I got on anti-depressants which got rid of my depression but didn't actually give me motivation to achieve anything in life.

So now instead of being a depressed neet with no future I'm just a moderately dissatisfied neet with no future.

>the world is not only unfair, it will deliberately sabotage any endeavor you may try to find success

That's patently untrue. The world doesn't give a flying fuck whether you live, die, sleep in the gutter or sleep on a mattress full of banknotes with two 10/10 prostitutes each side of you.

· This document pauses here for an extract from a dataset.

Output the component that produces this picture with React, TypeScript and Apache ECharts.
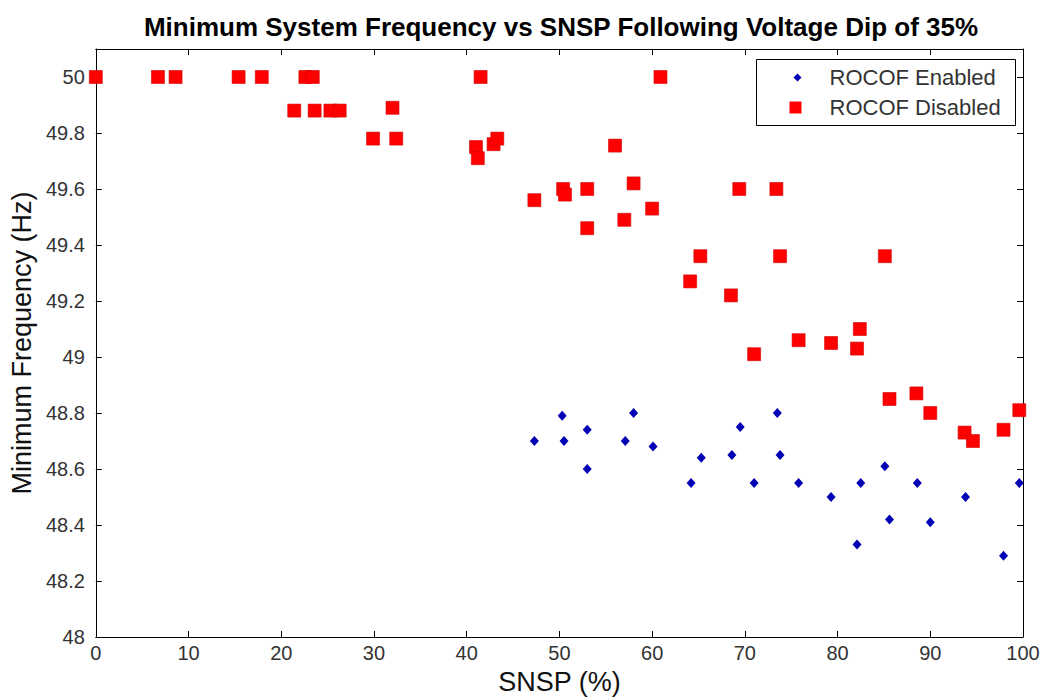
import React, { useEffect, useRef } from "react";
import * as echarts from "echarts";

const titleText = "Minimum System Frequency vs SNSP Following Voltage Dip of 35%";
const xName = "SNSP (%)";
const yName = "Minimum Frequency (Hz)";
const seriesNames = ["ROCOF Enabled", "ROCOF Disabled"];

const enabledX = [47.3, 50.3, 50.5, 53.0, 53.0, 58.0, 57.1, 60.1, 64.2, 65.3, 68.6, 69.5, 71.0, 73.5, 73.8, 75.8, 79.3, 82.1, 82.5, 85.1, 85.6, 88.6, 90.0, 93.8, 97.9, 99.6];
const enabledY = [48.70, 48.79, 48.70, 48.74, 48.60, 48.80, 48.70, 48.68, 48.55, 48.64, 48.65, 48.75, 48.55, 48.80, 48.65, 48.55, 48.50, 48.33, 48.55, 48.61, 48.42, 48.55, 48.41, 48.50, 48.29, 48.55];

const disabledX = [0, 6.7, 8.6, 15.4, 17.9, 22.6, 23.4, 21.4, 23.6, 25.3, 26.3, 32.0, 29.9, 32.4, 41.5, 60.9, 41.0, 41.2, 42.9, 43.3, 56.0, 47.3, 50.4, 50.6, 53.0, 53.0, 58.0, 57.0, 60.0, 65.2, 64.1, 68.5, 69.4, 73.4, 73.8, 85.1, 71.0, 75.8, 79.3, 82.4, 82.1, 85.6, 88.5, 90.0, 93.7, 94.6, 97.9, 99.6];
const disabledY = [50, 50, 50, 50, 50, 50, 50, 49.88, 49.88, 49.88, 49.88, 49.89, 49.78, 49.78, 50, 50, 49.75, 49.71, 49.76, 49.78, 49.755, 49.56, 49.60, 49.58, 49.60, 49.46, 49.62, 49.49, 49.53, 49.36, 49.27, 49.22, 49.60, 49.60, 49.36, 49.36, 49.01, 49.06, 49.05, 49.10, 49.03, 48.85, 48.87, 48.80, 48.73, 48.70, 48.74, 48.81];

const xMin = 0, xMax = 100, xStep = 10;
const yMin = 48, yMax = 50.1, yStep = 0.2;

const FONT = "'Liberation Sans', Arial, sans-serif";

export default function App() {
  const ref = useRef<HTMLDivElement>(null);
  useEffect(() => {
    if (!ref.current) return;
    document.body.style.margin = "0";
    const chart = echarts.init(ref.current, null, { renderer: "svg", width: 1046, height: 700 });
    const gridL = 91, gridR = 23, gridT = 49, gridB = 60;
    const tickCommon = { show: true, inside: true, length: 6, lineStyle: { color: "#000", width: 1 } };
    const lineCommon = { show: true, onZero: false, lineStyle: { color: "#000", width: 1 } };
    const yFmt = (v: number) => {
      const r = Math.round(v * 10) / 10;
      if (Math.abs(r - yMax) < 1e-6 && Math.abs(yMax * 5 - Math.round(yMax * 5)) > 1e-6) return "";
      return String(r);
    };
    const legX = 756, legY = 59, legW = 259, legH = 66;
    chart.setOption({
      animation: false,
      backgroundColor: "#fff",
      textStyle: { fontFamily: FONT },
      title: {
        text: titleText,
        left: 556,
        top: 9,
        textAlign: "center",
        textStyle: { fontFamily: FONT, fontWeight: "bold", fontSize: 26, color: "#000" },
      },
      grid: { left: gridL, right: gridR, top: gridT, bottom: gridB, containLabel: false },
      xAxis: [
        {
          type: "value", min: xMin, max: xMax, interval: xStep, position: "bottom",
          name: xName, nameLocation: "middle", nameGap: 31,
          nameTextStyle: { fontSize: 27, color: "#111", fontFamily: FONT },
          axisLine: lineCommon, axisTick: tickCommon, splitLine: { show: false },
          axisLabel: { fontSize: 20, color: "#333", margin: 6, fontFamily: FONT },
        },
        {
          type: "value", min: xMin, max: xMax, interval: xStep, position: "top",
          axisLine: lineCommon, axisTick: tickCommon, splitLine: { show: false },
          axisLabel: { show: false },
        },
      ],
      yAxis: [
        {
          type: "value", min: yMin, max: yMax, interval: yStep, position: "left",
          name: yName, nameLocation: "middle", nameGap: 55, nameRotate: 90,
          nameTextStyle: { fontSize: 27, color: "#111", fontFamily: FONT },
          axisLine: lineCommon, axisTick: tickCommon, splitLine: { show: false },
          axisLabel: { fontSize: 20, color: "#333", margin: 11, formatter: yFmt, fontFamily: FONT },
        },
        {
          type: "value", min: yMin, max: yMax, interval: yStep, position: "right",
          axisLine: lineCommon, axisTick: tickCommon, splitLine: { show: false },
          axisLabel: { show: false },
        },
      ],
      series: [
        {
          name: seriesNames[1], type: "scatter", symbol: "rect", symbolSize: 13,
          itemStyle: { color: "#ff0000", borderColor: "#d00000", borderWidth: 0.6, opacity: 1 },
          data: disabledX.map((x, i) => [x, disabledY[i]]),
          z: 2,
        },
        {
          name: seriesNames[0], type: "scatter", symbol: "diamond", symbolSize: [9, 10],
          itemStyle: { color: "#0000b4", opacity: 1 },
          data: enabledX.map((x, i) => [x, enabledY[i]]),
          z: 3,
        },
      ],
      graphic: [
        {
          type: "group", left: legX, top: legY,
          children: [
            { type: "rect", shape: { x: 0, y: 0, width: legW, height: legH }, style: { fill: "#fff", stroke: "#000", lineWidth: 1 } },
            { type: "polygon", shape: { points: [[41, 14], [45, 18], [41, 22], [37, 18]] }, style: { fill: "#0000b4" } },
            { type: "text", x: 73, y: 18, style: { text: seriesNames[0], fontSize: 22, fontFamily: FONT, fill: "#333", verticalAlign: "middle" } },
            { type: "rect", shape: { x: 33, y: 42, width: 12, height: 12 }, style: { fill: "#ff0000" } },
            { type: "text", x: 73, y: 48, style: { text: seriesNames[1], fontSize: 22, fontFamily: FONT, fill: "#333", verticalAlign: "middle" } },
          ],
        },
      ],
    });
    return () => chart.dispose();
  }, []);
  return <div ref={ref} style={{ position: "absolute", left: 0, top: 0, width: 1046, height: 700 }} />;
}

If failure equals disaster for you then this simply means you didn't include sufficient contingencies in your plan, or you were shooting for something unrealistic. You have to break down your plans into hundreds of baby steps, each one so mind-numbingly easy that you're almost guaranteed success. Taking a wild punt at something and then impotently shaking your fists at the cosmos when you fuck up is no way to do it. Strategize, plan, idiot-proof your plans, have a plan B, C, fuck, have a plan Z, because the cosmos works on random chance to an alarming degree, but concentrated, intelligent persistence WILL beat the odds.

Thank you, user

I met a girl named Lucy and she showed me the sky. I don't think I'll ever see her again, nor do I want to, but she made me take responsibility for being a complete fuck.

Getting a sliding genio in 2 weeks will help me with my confidence. Also thing about some orbital inplants desu. I will be a 6 / 10 psl and finally stop being a neet who rota 24/7 apart from surgeon consultations.

>sliding genio
how much did you pay?

>be me
>19
>tried 2 different uni courses
>didn't like both
>spend half a year wageslaving
>realise that I cant go on for this forever
>go back to TAFE (aka trades school)
>study IT
Now I have the hope for finding a job and such once I did this semester

>little to no friends
>start hanging out a lot with chinese wisdom friend
>talk a lot realise I am likeable
>ask girl from work
>says yes
>confidenceboost.jpeg
>continue talking to co workers and such and have a decently sized friend group for advise support

I don't know that you just had to stop giving a shit of what comes out of your mouth to gain friends.

Now I am 20 and motivated so you are just going through a dry spill in your life.

I'm on a daily dose of 150mg or some shit of wellbutfin and i still feel like shit

What's better, to have a decent-paying job, but therefore slave or to be self-employed with the potential of reaching adequate wealth?